From: Bruce Walker
On Thu, May 16, 2013 at 9:07 AM, John Sessoms <[email protected]> wrote:
From: Bruce Walker

On Wed, May 15, 2013 at 2:34 PM, John Sessoms <[email protected]>
wrote:

From: Eactivist

I did take some shots of the oil refinery last  night after it got
darker.

I was just disappointed with what I felt was a  lack of sharpness. Or
not
as sharp as I was hoping for.


Is this kind of image you're shooting for?

http://www.flickr.com/search/?q=night%20industrial


"We couldn't find anything matching your search

Would you like to try a search for lights, moon, cars, urban or car
instead?"


That's interesting. I get the search results when I test it?

I also get a disclaimer telling me my browser is too old & not supported
so I might not be able to view the images & that I should get a modern
browser like Firefox or Chrome. Yet I've never had any trouble just
viewing.

You can duplicate my query by going to flickr & typing "night
industrial" into the search box & select "search everyone's uploads".

Yes, that worked fine just now.

I swear I tried that yesterday too, with the same empty result. Maybe
I'd managed to select some additional search filters. Oh well. :)

Sure are some intriguing shots in there.

Back in film days there was a photography magazine I think was called Petersen's Photographic. It's not the one you can find nowadays. It was a monthly magazine that went out of business. I thought that happened in the early 90s, but it looks like it was later. I remember when I got the final issue there was a notice telling me the rest of my subscription would be filled with issues of Shutterbug.

On the very last page of every issue was a feature about "How I took that photo" that had a different photographer display a photo & write an article about how they created it. Most of them were studio setups with diagrams of where to put the lights & how many watt-seconds you had to use ... lots of "commercial" stuff like how to make the glass clear with black edges against a white background or how to make the glass clear with white edges against a black background. Stuff I had to do in my lighting classes later when I went to photography school.

One I still remember though was a night-time refinery shot like that ... done in camera on slide film. I can't quite remember the technique, but I know it involved locking the camera down on a tripod, waiting for hours before double exposing the film.
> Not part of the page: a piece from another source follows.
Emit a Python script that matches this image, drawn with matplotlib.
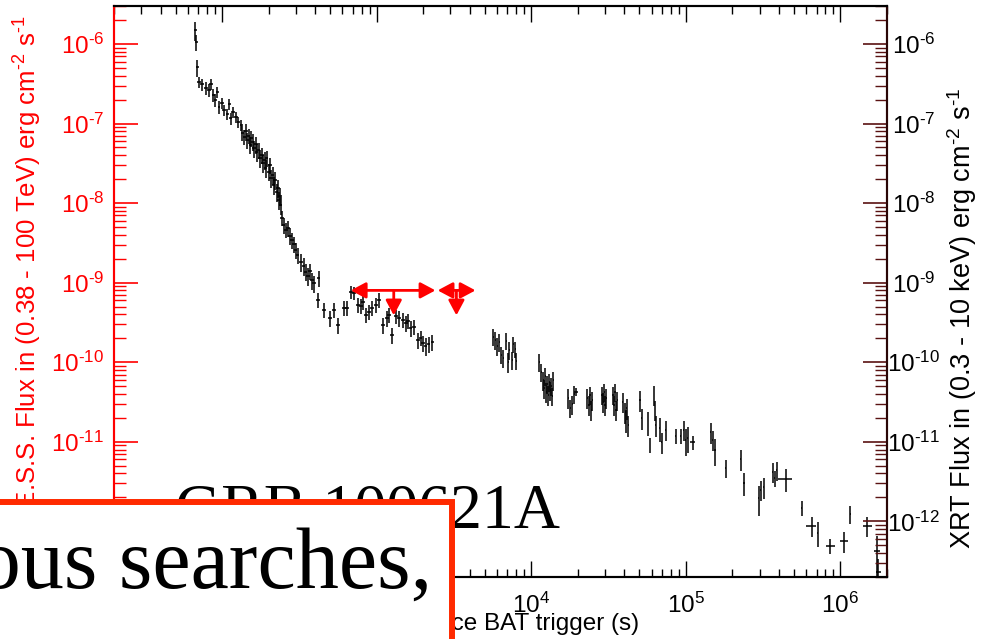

I'm pretty sure the first exposure was a basic "Sunny16" (One over ISO @ f/16) taken half an hour to three quarters of an hour after sunset to get that deep, deep blue sky. Several hours later you took a long exposure for the lights.

That's the part I can't remember, how to calculate how long that second exposure needs to be to get the lights right. The article gave a fairly simple formula like "the second exposure is 100x the first exposure".

I do know that 100x is not the right number, because I wasted a whole bunch of 4x5 Ektachrome on a couple of different occasions trying to figure it out.

I know I saved that issue, but I've never been able to find it again. It's got to be in this house somewhere.

It was a hell of a photo, because that issue must have been 30 years or more ago and impression it made stayed with me all this time.